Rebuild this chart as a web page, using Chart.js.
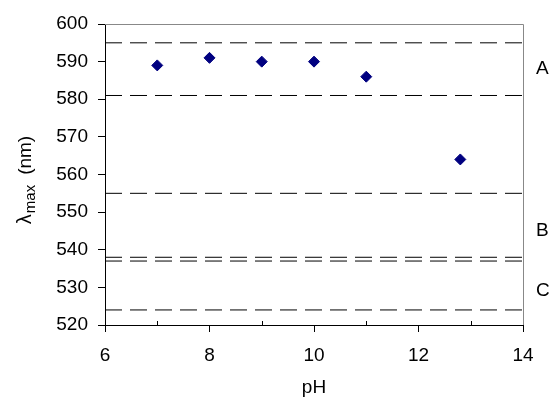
<!DOCTYPE html>
<html>
<head>
<meta charset="utf-8">
<script src="https://cdn.jsdelivr.net/npm/chart.js@4.4.0/dist/chart.umd.min.js"></script>
<style>
  body { margin: 0; background: #fff; }
  canvas { display: block; }
</style>
</head>
<body>
<canvas id="phChart" width="552" height="400"></canvas>
<script>
// measured points
const phValues = [7, 8, 9, 10, 11, 12.8];
const lambdaMax = [589, 591, 590, 590, 586, 564];

// dashed boundary levels (nm) and the zone names at the right
const boundaryLevels = [595, 581, 555, 538, 537, 524];
const zoneLabels = ['A', 'B', 'C'];
const zoneLabelLevels = [588, 545, 529];

// axes
const xRange = [6, 14];
const yRange = [520, 600];
const xMinorTicks = [7, 9, 11, 13];

const FONT = "'Liberation Sans', Arial, sans-serif";

const boundarySets = boundaryLevels.map(v => ({
  type: 'line',
  data: [{ x: xRange[0], y: v }, { x: xRange[1], y: v }],
  borderColor: '#000',
  borderWidth: 1,
  borderDash: [17, 8],
  pointRadius: 0,
  order: 2
}));

const extras = {
  id: 'extras',
  afterDraw(chart) {
    const ctx = chart.ctx;
    const area = chart.chartArea;
    const xs = chart.scales.x;
    const ys = chart.scales.y;
    ctx.save();

    // grey frame on top and right
    ctx.strokeStyle = '#888';
    ctx.lineWidth = 1;
    ctx.beginPath();
    ctx.moveTo(area.left, Math.round(area.top) + 0.5);
    ctx.lineTo(Math.round(area.right) + 0.5, Math.round(area.top) + 0.5);
    ctx.lineTo(Math.round(area.right) + 0.5, area.bottom);
    ctx.stroke();

    // minor ticks pointing inward
    ctx.strokeStyle = '#000';
    ctx.beginPath();
    xMinorTicks.forEach(v => {
      const px = Math.round(xs.getPixelForValue(v)) + 0.5;
      ctx.moveTo(px, area.bottom);
      ctx.lineTo(px, area.bottom - 4);
    });
    ctx.stroke();

    // zone labels
    ctx.fillStyle = '#000';
    ctx.font = '19px ' + FONT;
    ctx.textAlign = 'left';
    ctx.textBaseline = 'middle';
    zoneLabels.forEach((t, i) => {
      ctx.fillText(t, area.right + 13, ys.getPixelForValue(zoneLabelLevels[i]));
    });

    // y title: lambda with subscript max
    const cy = (area.top + area.bottom) / 2 + 6;
    ctx.translate(31, cy);
    ctx.rotate(-Math.PI / 2);
    ctx.textBaseline = 'alphabetic';
    ctx.font = '20px ' + FONT;
    const wL = ctx.measureText('\u03bb').width;
    ctx.font = '19px ' + FONT;
    const wN = ctx.measureText('(nm)').width;
    ctx.font = '15px ' + FONT;
    const wM = ctx.measureText('max').width;
    const gap = 10;
    let x = -(wL + wM + gap + wN) / 2;
    ctx.font = '20px ' + FONT;
    ctx.fillText('\u03bb', x, 0);
    x += wL + 1;
    ctx.font = '15px ' + FONT;
    ctx.fillText('max', x, 4);
    x += wM + gap;
    ctx.font = '19px ' + FONT;
    ctx.fillText('(nm)', x, 0);
    ctx.restore();
  }
};

new Chart(document.getElementById('phChart'), {
  type: 'scatter',
  data: {
    datasets: [
      {
        label: 'lambda max',
        data: phValues.map((p, i) => ({ x: p, y: lambdaMax[i] })),
        pointStyle: 'rectRot',
        pointRadius: 5.5,
        pointHoverRadius: 5.5,
        backgroundColor: '#000080',
        borderColor: '#000080',
        borderWidth: 1,
        order: 1
      },
      ...boundarySets
    ]
  },
  options: {
    responsive: false,
    animation: false,
    devicePixelRatio: 1,
    layout: { padding: { left: 0, right: 29, top: 24, bottom: 0 } },
    plugins: {
      legend: { display: false },
      tooltip: { enabled: false }
    },
    scales: {
      x: {
        type: 'linear',
        min: xRange[0],
        max: xRange[1],
        afterFit(s) { s.height = 75; },
        ticks: {
          stepSize: 2,
          color: '#000',
          padding: 12,
          font: { family: FONT, size: 19 }
        },
        grid: {
          drawOnChartArea: false,
          drawTicks: true,
          tickLength: 7,
          tickColor: '#000'
        },
        border: { color: '#000', width: 1 },
        title: {
          display: true,
          text: 'pH',
          color: '#000',
          font: { family: FONT, size: 19 },
          padding: { top: 0, bottom: 1 }
        }
      },
      y: {
        min: yRange[0],
        max: yRange[1],
        afterFit(s) { s.width = 105; },
        ticks: {
          stepSize: 10,
          color: '#000',
          padding: 10,
          font: { family: FONT, size: 19 }
        },
        grid: {
          drawOnChartArea: false,
          drawTicks: true,
          tickLength: 7,
          tickColor: '#000'
        },
        border: { color: '#000', width: 1 }
      }
    }
  },
  plugins: [extras]
});
</script>
</body>
</html>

= TO BE DONE =
Take the lines from the start of the material to the line with "ctx.save();", both included, and transcribe them exactly without the pictures.

= TASK OUTPUT =
Rebuild this chart as a web page, using Chart.js.
<!DOCTYPE html>
<html>
<head>
<meta charset="utf-8">
<script src="https://cdn.jsdelivr.net/npm/chart.js@4.4.0/dist/chart.umd.min.js"></script>
<style>
  body { margin: 0; background: #fff; }
  canvas { display: block; }
</style>
</head>
<body>
<canvas id="phChart" width="552" height="400"></canvas>
<script>
// measured points
const phValues = [7, 8, 9, 10, 11, 12.8];
const lambdaMax = [589, 591, 590, 590, 586, 564];

// dashed boundary levels (nm) and the zone names at the right
const boundaryLevels = [595, 581, 555, 538, 537, 524];
const zoneLabels = ['A', 'B', 'C'];
const zoneLabelLevels = [588, 545, 529];

// axes
const xRange = [6, 14];
const yRange = [520, 600];
const xMinorTicks = [7, 9, 11, 13];

const FONT = "'Liberation Sans', Arial, sans-serif";

const boundarySets = boundaryLevels.map(v => ({
  type: 'line',
  data: [{ x: xRange[0], y: v }, { x: xRange[1], y: v }],
  borderColor: '#000',
  borderWidth: 1,
  borderDash: [17, 8],
  pointRadius: 0,
  order: 2
}));

const extras = {
  id: 'extras',
  afterDraw(chart) {
    const ctx = chart.ctx;
    const area = chart.chartArea;
    const xs = chart.scales.x;
    const ys = chart.scales.y;
    ctx.save();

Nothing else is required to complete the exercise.